At that moment, Hedley returns home, drunk.  He sees Floyd in the yard with a wad of cash and stops and rubs his eyes.  He begins to laugh with joy.  In his drunken state, he thinks Floyd is Buddy Bolden who has come to give him the money.  He says to Floyd, “You come, Buddy.  Oh how I wait for you.”

Floyd tells Hedley to go away—he’s not playing any game now.  Hedley tries to take the money from Floyd and Floyd pushes him down on the ground.  Hedley gets up and goes into the cellar.  He returns with the machete that Joe Roberts gave him and in a swift blow strikes Floyd in the throat and severs his windpipe.
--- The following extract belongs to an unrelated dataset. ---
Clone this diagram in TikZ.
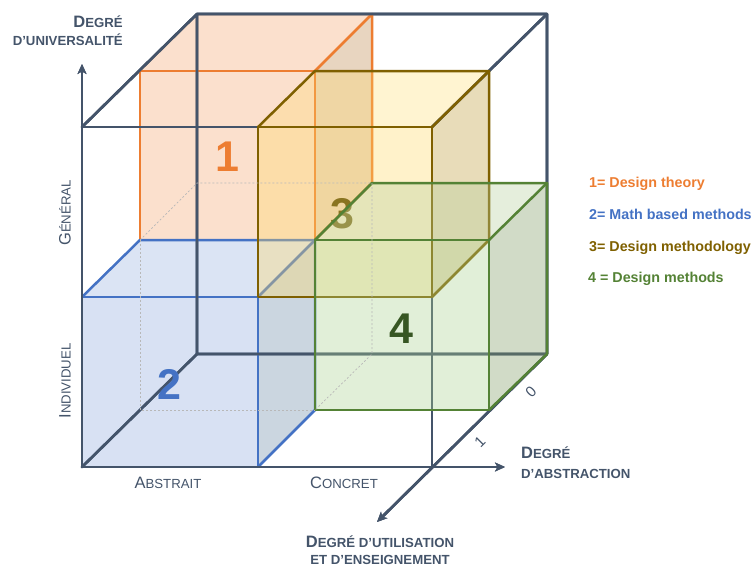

The scene returns to the aftermath of Floyd’s funeral.  Louise, Canewell, Red Carter, and Hedley are in the yard.  Ruby and Red Carter go to get a beer; Louise and Vera go in the house to fix some dinner.  Hedley and Canewell are left alone together in the yard.  Canewell is the only one who suspects what really happened to Floyd.  To confirm his suspicion, he sings to Hedley the song about Buddy Bolden and the money.  “What he give you?” he asks Hedley.  Hedley opens up his hand and shows him the wad of bills that Canewell had dug up the night before.